> [Your goal]
Look through the material below. Copy every line with the string "this" in it.

> [Extracted entries]
######

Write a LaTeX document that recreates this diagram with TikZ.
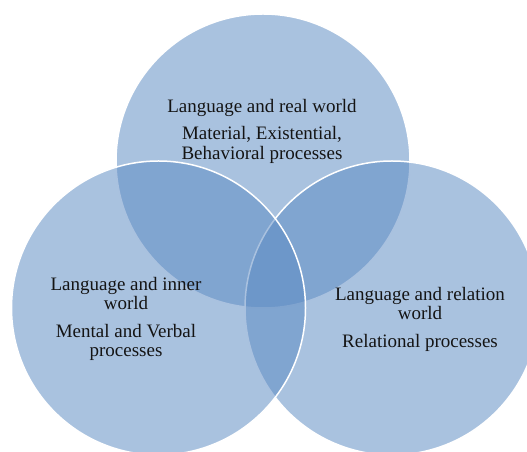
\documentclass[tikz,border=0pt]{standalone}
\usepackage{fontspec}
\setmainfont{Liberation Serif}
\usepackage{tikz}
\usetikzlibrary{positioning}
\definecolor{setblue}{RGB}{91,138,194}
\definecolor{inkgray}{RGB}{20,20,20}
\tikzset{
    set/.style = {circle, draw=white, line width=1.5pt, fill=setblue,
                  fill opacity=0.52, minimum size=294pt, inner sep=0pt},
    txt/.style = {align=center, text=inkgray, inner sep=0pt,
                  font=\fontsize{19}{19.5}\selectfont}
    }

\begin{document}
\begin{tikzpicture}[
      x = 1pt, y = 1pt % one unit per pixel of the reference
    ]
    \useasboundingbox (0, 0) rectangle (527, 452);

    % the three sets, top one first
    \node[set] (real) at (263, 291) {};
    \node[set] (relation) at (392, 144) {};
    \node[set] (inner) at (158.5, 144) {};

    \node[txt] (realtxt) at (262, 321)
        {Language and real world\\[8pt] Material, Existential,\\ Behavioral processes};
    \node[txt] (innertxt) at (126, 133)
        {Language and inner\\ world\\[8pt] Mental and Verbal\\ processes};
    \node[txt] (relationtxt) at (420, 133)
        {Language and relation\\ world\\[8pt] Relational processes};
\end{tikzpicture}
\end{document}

######

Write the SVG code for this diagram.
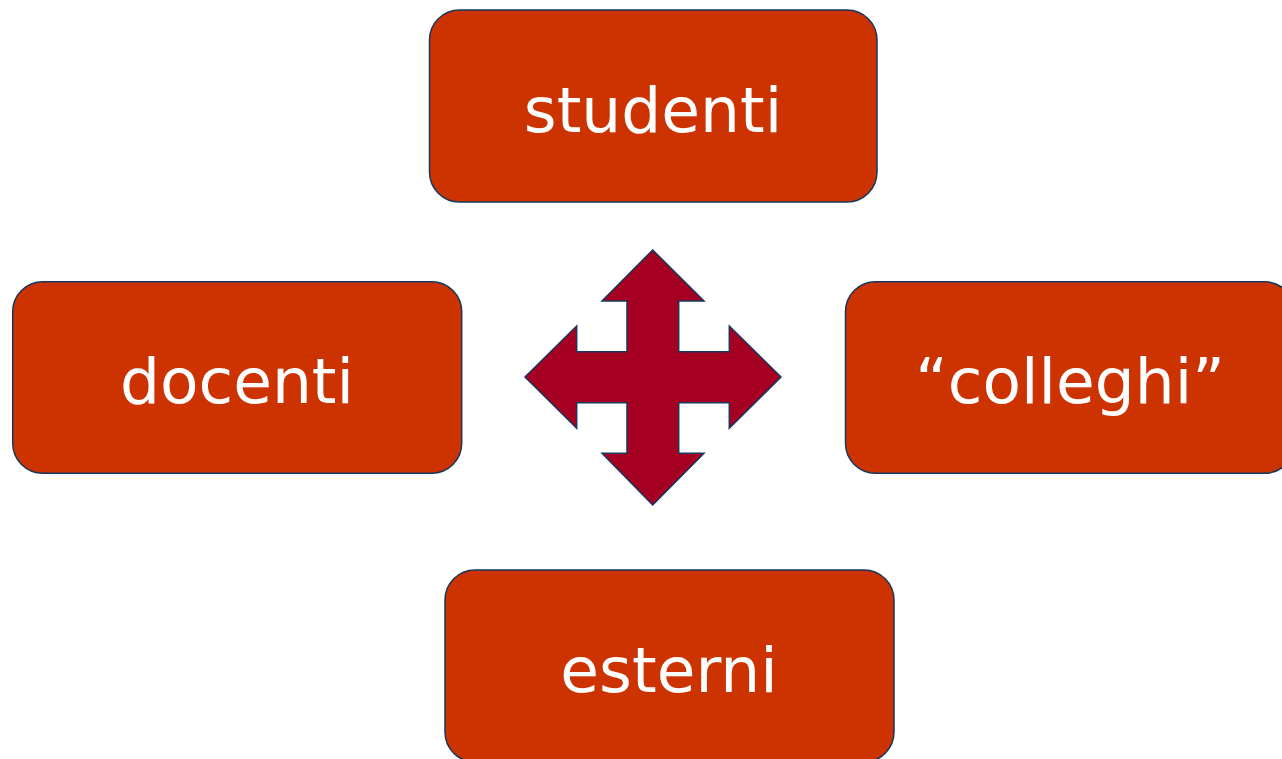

######

> [Solution below]
Write a LaTeX document that recreates this diagram with TikZ.
Write the SVG code for this diagram.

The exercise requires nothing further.